Thursday, December 29, 2011

A late December walk


'Turn away no more;
Why wilt thou turn away
The starry floor,
The watery shore,
Is given thee till the break of day.'


Today is the last day of the darkest two weeks of the year, the shadows stretched long on the beach like languid lovers unaware of the long darkness just hours away.

Leslie and I, shadows of each other, walked along the edge of the ocean, gathering whirly whelk skeletons tossed up by the tide. They look harmless enough, and are lovely enough to be our state shell. When alive, though, they tore at the insides of clams and oysters, slicing away at living flesh, as utterly cruel as anything, and everything, carnivorous.

I wandered over to the bay side, to see what I could see, and to feel what I could feel. It's late December, and I need light.




The beach is littered with dying comb jellies glinting like diamonds in the long light of the sun. Hundreds lie like lenses, highlighting the grains of sand that mark their morgues.


Crabs stare vacantly at their scattered parts, a few limbs here, a few more there, the sand pocked by the webbed prints of their murderers. Every calorie is precious now.

I see now what I fail to notice in summer--the delicate array of white dots outlining the dead crab's carapace, the ornate ridging of its body, the shadows cast by the undulating shell.

Every crab I saw today was dead. I saw a dead gull, a dead menhaden, a few dead horseshoe crabs, and hundreds of dying comb jellies.

The gulls barely moved to get out of the way. The sun has left us, the cost of useful energy is steep. The sunlight is useful for sight, but not much more now.

The few horseshoe crab shells look like they could walk back into the bay, their compound eyes seem to watch everything happening around them, Lazareths of the Sea.

They, too, are dead, their pointed armor useless now, allowing the weak winter light to penetrate.
The sun holds still in the south now. Soon it will creep northward again, bringing with it the unimaginably alive late spring beach, where the dying are ignored.

The last few moments of my walk I saw a fly on a jetty, a spirited reminder of the springs to come.

Now, though, the beach belongs to the dead, who will own all of us eventually, and despite the ragged edges, the broken bodies, the rank smell of decomposing flesh, the beauty of the beach will not allow me to turn away.

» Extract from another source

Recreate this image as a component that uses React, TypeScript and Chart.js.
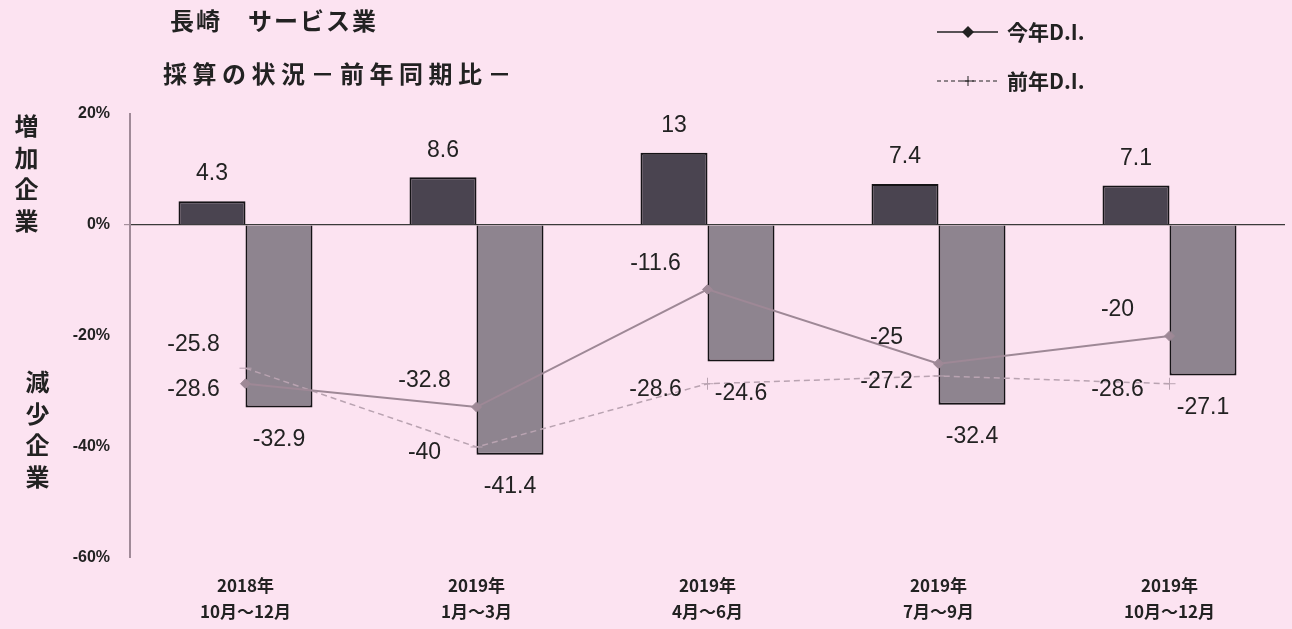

All photos taken today, North Cape May, along my favorite bay.

1 comment:

lucychili said...

it is hot with sometimes a whisper of rain. unusual. but this is a gentle summer. beans twist their fingers around anything they can reach, pumpkins too imagine they might climb. bees harvest the salvia and strawberries ripen, small treasures amongst the green. your sun is busy on vacation, but will have her bags packed in a few weeks. strangely enough here the summer is the season which is most harsh and full of endings and hardship. searing heat and dessication are more fearsome than any damp threat our winter can make. such a fine balance isn't it. such a delicate and intricate dance.